Repeat the listing exactly as given, omitting every image.

--- Begin Source excerpt ---

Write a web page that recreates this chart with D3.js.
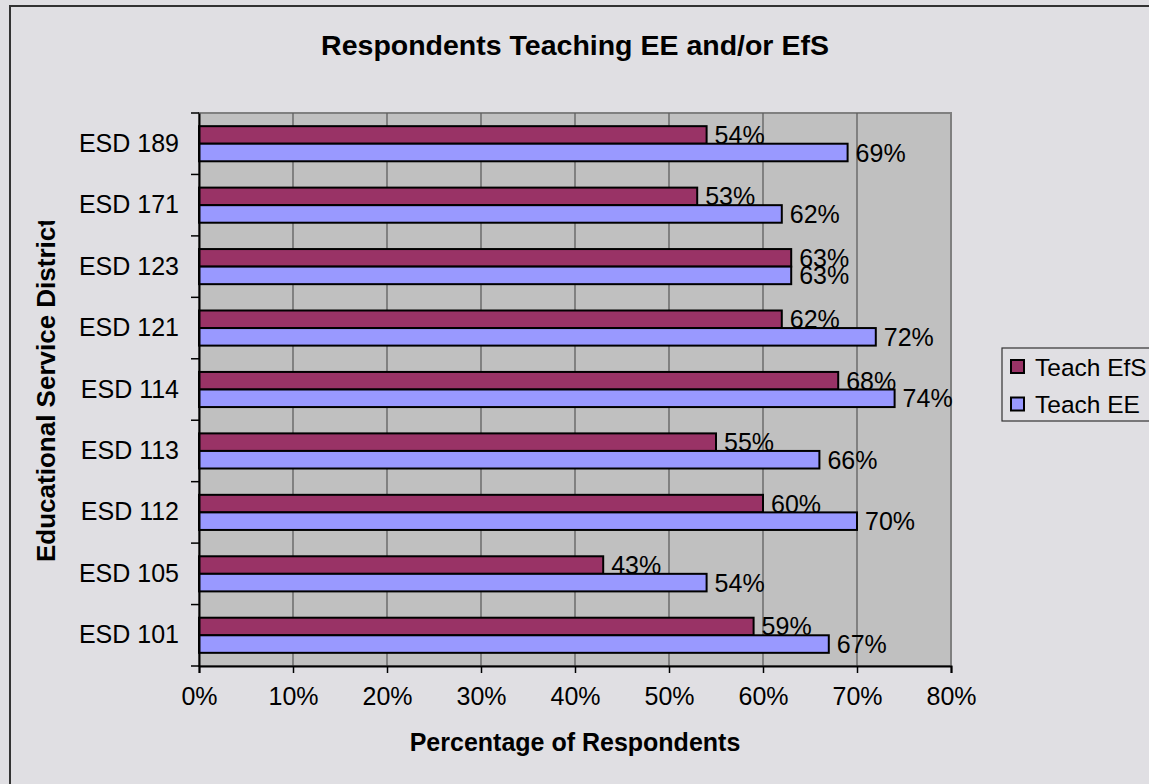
<!DOCTYPE html>
<html>
<head>
<meta charset="utf-8">
<script src="https://cdn.jsdelivr.net/npm/d3@7"></script>
<style>
  html, body { margin: 0; padding: 0; background: #E0DFE3; }
  svg { display: block; font-family: "Liberation Sans", Arial, sans-serif; }
</style>
</head>
<body>
<svg id="chart" width="1149" height="784"></svg>
<script>
const categories = ["ESD 189", "ESD 171", "ESD 123", "ESD 121", "ESD 114", "ESD 113", "ESD 112", "ESD 105", "ESD 101"];
const seriesNames = ["Teach EfS", "Teach EE"];
const teachEfS = [54, 53, 63, 62, 68, 55, 60, 43, 59];
const teachEE  = [69, 62, 63, 72, 74, 66, 70, 54, 67];
const xTicks = [0, 10, 20, 30, 40, 50, 60, 70, 80];
const colors = ["#993366", "#9999FF"];
const titleText = "Respondents Teaching EE and/or EfS";
const xTitle = "Percentage of Respondents";
const yTitle = "Educational Service District";

const svg = d3.select("#chart");
const W = 1149, H = 784;
const plot = { left: 199, right: 951, top: 113, bottom: 666 };

// background + outer frame
svg.append("rect").attr("x", 0).attr("y", 0).attr("width", W).attr("height", H).attr("fill", "#E0DFE3");
svg.append("rect").attr("x", 10).attr("y", 6).attr("width", 1160).attr("height", 800)
  .attr("fill", "none").attr("stroke", "#333").attr("stroke-width", 2);

const x = d3.scaleLinear().domain([0, 80]).range([plot.left, plot.right]);
const y0 = d3.scaleBand().domain(categories).range([plot.top, plot.bottom]).padding(0);
const y1 = d3.scaleBand().domain(seriesNames).range([0, y0.bandwidth()]).paddingInner(0).paddingOuter(0.75);

// plot area
svg.append("rect").attr("x", plot.left).attr("y", plot.top)
  .attr("width", plot.right - plot.left).attr("height", plot.bottom - plot.top)
  .attr("fill", "#C0C0C0").attr("stroke", "#808080").attr("stroke-width", 2);

// gridlines
svg.append("g").selectAll("line").data(xTicks.slice(1, -1)).join("line")
  .attr("x1", d => x(d)).attr("x2", d => x(d))
  .attr("y1", plot.top).attr("y2", plot.bottom)
  .attr("stroke", "#5f5f5f").attr("stroke-width", 1.3);

// bars
const data = categories.map((c, i) => ({ cat: c, vals: [teachEfS[i], teachEE[i]] }));
const groups = svg.append("g").selectAll("g").data(data).join("g")
  .attr("transform", d => `translate(0,${y0(d.cat)})`);
groups.selectAll("rect").data(d => d.vals.map((v, j) => ({ v, s: seriesNames[j], j }))).join("rect")
  .attr("x", x(0)).attr("y", d => y1(d.s))
  .attr("width", d => x(d.v) - x(0)).attr("height", y1.bandwidth())
  .attr("fill", d => colors[d.j]).attr("stroke", "#000").attr("stroke-width", 2);
groups.selectAll("text").data(d => d.vals.map((v, j) => ({ v, s: seriesNames[j], j }))).join("text")
  .attr("x", d => x(d.v) + 8).attr("y", d => y1(d.s) + y1.bandwidth() / 2)
  .attr("dy", "0.36em").attr("font-size", 25).attr("fill", "#000")
  .text(d => d.v + "%");

// axes
const xAxis = d3.axisBottom(x).tickValues(xTicks).tickFormat(d => d + "%").tickSize(7).tickPadding(14);
const gx = svg.append("g").attr("transform", `translate(0,${plot.bottom})`).call(xAxis);
gx.select(".domain").attr("stroke", "#000").attr("stroke-width", 2);
gx.selectAll(".tick line").attr("stroke", "#000").attr("stroke-width", 1.5);
gx.selectAll(".tick text").attr("font-size", 25).attr("fill", "#000").attr("font-family", "Liberation Sans, Arial, sans-serif");

const gy = svg.append("g").attr("transform", `translate(${plot.left},0)`)
  .call(d3.axisLeft(y0).tickSize(0).tickPadding(20));
gy.select(".domain").attr("stroke", "#000").attr("stroke-width", 2);
gy.selectAll(".tick text").attr("font-size", 25).attr("fill", "#000").attr("font-family", "Liberation Sans, Arial, sans-serif");
// category boundary ticks
const bounds = categories.map(c => y0(c)).concat([plot.bottom]);
svg.append("g").selectAll("line").data(bounds).join("line")
  .attr("x1", plot.left - 8).attr("x2", plot.left).attr("y1", d => d).attr("y2", d => d)
  .attr("stroke", "#000").attr("stroke-width", 1.5);

// titles
svg.append("text").attr("x", 575).attr("y", 55).attr("text-anchor", "middle")
  .attr("font-size", 28.5).attr("font-weight", "bold").text(titleText);
svg.append("text").attr("x", 575).attr("y", 751).attr("text-anchor", "middle")
  .attr("font-size", 25).attr("font-weight", "bold").text(xTitle);
svg.append("clipPath").attr("id", "yclip").append("rect")
  .attr("x", 0).attr("y", 221).attr("width", 100).attr("height", 400);
svg.append("g").attr("clip-path", "url(#yclip)")
  .append("text")
  .attr("transform", "translate(55,562) rotate(-90)")
  .attr("text-anchor", "start").attr("font-size", 26).attr("font-weight", "bold").text(yTitle);

// legend
const lg = svg.append("g");
lg.append("rect").attr("x", 1002).attr("y", 348).attr("width", 200).attr("height", 73)
  .attr("fill", "#E0DFE3").attr("stroke", "#333").attr("stroke-width", 1.2);
const items = lg.selectAll("g").data(seriesNames).join("g")
  .attr("transform", (d, i) => `translate(1010,${360 + i * 37.5})`);
items.append("rect").attr("x", 1).attr("y", 0).attr("width", 13).attr("height", 13)
  .attr("fill", (d, i) => colors[i]).attr("stroke", "#000").attr("stroke-width", 2);
items.append("text").attr("x", 25).attr("y", 7).attr("dy", "0.36em")
  .attr("font-size", 24.5).text(d => d);
</script>
</body>
</html>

--- End Source excerpt ---

▶ **Solution**
Write a web page that recreates this chart with D3.js.
<!DOCTYPE html>
<html>
<head>
<meta charset="utf-8">
<script src="https://cdn.jsdelivr.net/npm/d3@7"></script>
<style>
  html, body { margin: 0; padding: 0; background: #E0DFE3; }
  svg { display: block; font-family: "Liberation Sans", Arial, sans-serif; }
</style>
</head>
<body>
<svg id="chart" width="1149" height="784"></svg>
<script>
const categories = ["ESD 189", "ESD 171", "ESD 123", "ESD 121", "ESD 114", "ESD 113", "ESD 112", "ESD 105", "ESD 101"];
const seriesNames = ["Teach EfS", "Teach EE"];
const teachEfS = [54, 53, 63, 62, 68, 55, 60, 43, 59];
const teachEE  = [69, 62, 63, 72, 74, 66, 70, 54, 67];
const xTicks = [0, 10, 20, 30, 40, 50, 60, 70, 80];
const colors = ["#993366", "#9999FF"];
const titleText = "Respondents Teaching EE and/or EfS";
const xTitle = "Percentage of Respondents";
const yTitle = "Educational Service District";

const svg = d3.select("#chart");
const W = 1149, H = 784;
const plot = { left: 199, right: 951, top: 113, bottom: 666 };

// background + outer frame
svg.append("rect").attr("x", 0).attr("y", 0).attr("width", W).attr("height", H).attr("fill", "#E0DFE3");
svg.append("rect").attr("x", 10).attr("y", 6).attr("width", 1160).attr("height", 800)
  .attr("fill", "none").attr("stroke", "#333").attr("stroke-width", 2);

const x = d3.scaleLinear().domain([0, 80]).range([plot.left, plot.right]);
const y0 = d3.scaleBand().domain(categories).range([plot.top, plot.bottom]).padding(0);
const y1 = d3.scaleBand().domain(seriesNames).range([0, y0.bandwidth()]).paddingInner(0).paddingOuter(0.75);

// plot area
svg.append("rect").attr("x", plot.left).attr("y", plot.top)
  .attr("width", plot.right - plot.left).attr("height", plot.bottom - plot.top)
  .attr("fill", "#C0C0C0").attr("stroke", "#808080").attr("stroke-width", 2);

// gridlines
svg.append("g").selectAll("line").data(xTicks.slice(1, -1)).join("line")
  .attr("x1", d => x(d)).attr("x2", d => x(d))
  .attr("y1", plot.top).attr("y2", plot.bottom)
  .attr("stroke", "#5f5f5f").attr("stroke-width", 1.3);

// bars
const data = categories.map((c, i) => ({ cat: c, vals: [teachEfS[i], teachEE[i]] }));
const groups = svg.append("g").selectAll("g").data(data).join("g")
  .attr("transform", d => `translate(0,${y0(d.cat)})`);
groups.selectAll("rect").data(d => d.vals.map((v, j) => ({ v, s: seriesNames[j], j }))).join("rect")
  .attr("x", x(0)).attr("y", d => y1(d.s))
  .attr("width", d => x(d.v) - x(0)).attr("height", y1.bandwidth())
  .attr("fill", d => colors[d.j]).attr("stroke", "#000").attr("stroke-width", 2);
groups.selectAll("text").data(d => d.vals.map((v, j) => ({ v, s: seriesNames[j], j }))).join("text")
  .attr("x", d => x(d.v) + 8).attr("y", d => y1(d.s) + y1.bandwidth() / 2)
  .attr("dy", "0.36em").attr("font-size", 25).attr("fill", "#000")
  .text(d => d.v + "%");

// axes
const xAxis = d3.axisBottom(x).tickValues(xTicks).tickFormat(d => d + "%").tickSize(7).tickPadding(14);
const gx = svg.append("g").attr("transform", `translate(0,${plot.bottom})`).call(xAxis);
gx.select(".domain").attr("stroke", "#000").attr("stroke-width", 2);
gx.selectAll(".tick line").attr("stroke", "#000").attr("stroke-width", 1.5);
gx.selectAll(".tick text").attr("font-size", 25).attr("fill", "#000").attr("font-family", "Liberation Sans, Arial, sans-serif");

const gy = svg.append("g").attr("transform", `translate(${plot.left},0)`)
  .call(d3.axisLeft(y0).tickSize(0).tickPadding(20));
gy.select(".domain").attr("stroke", "#000").attr("stroke-width", 2);
gy.selectAll(".tick text").attr("font-size", 25).attr("fill", "#000").attr("font-family", "Liberation Sans, Arial, sans-serif");
// category boundary ticks
const bounds = categories.map(c => y0(c)).concat([plot.bottom]);
svg.append("g").selectAll("line").data(bounds).join("line")
  .attr("x1", plot.left - 8).attr("x2", plot.left).attr("y1", d => d).attr("y2", d => d)
  .attr("stroke", "#000").attr("stroke-width", 1.5);

// titles
svg.append("text").attr("x", 575).attr("y", 55).attr("text-anchor", "middle")
  .attr("font-size", 28.5).attr("font-weight", "bold").text(titleText);
svg.append("text").attr("x", 575).attr("y", 751).attr("text-anchor", "middle")
  .attr("font-size", 25).attr("font-weight", "bold").text(xTitle);
svg.append("clipPath").attr("id", "yclip").append("rect")
  .attr("x", 0).attr("y", 221).attr("width", 100).attr("height", 400);
svg.append("g").attr("clip-path", "url(#yclip)")
  .append("text")
  .attr("transform", "translate(55,562) rotate(-90)")
  .attr("text-anchor", "start").attr("font-size", 26).attr("font-weight", "bold").text(yTitle);

// legend
const lg = svg.append("g");
lg.append("rect").attr("x", 1002).attr("y", 348).attr("width", 200).attr("height", 73)
  .attr("fill", "#E0DFE3").attr("stroke", "#333").attr("stroke-width", 1.2);
const items = lg.selectAll("g").data(seriesNames).join("g")
  .attr("transform", (d, i) => `translate(1010,${360 + i * 37.5})`);
items.append("rect").attr("x", 1).attr("y", 0).attr("width", 13).attr("height", 13)
  .attr("fill", (d, i) => colors[i]).attr("stroke", "#000").attr("stroke-width", 2);
items.append("text").attr("x", 25).attr("y", 7).attr("dy", "0.36em")
  .attr("font-size", 24.5).text(d => d);
</script>
</body>
</html>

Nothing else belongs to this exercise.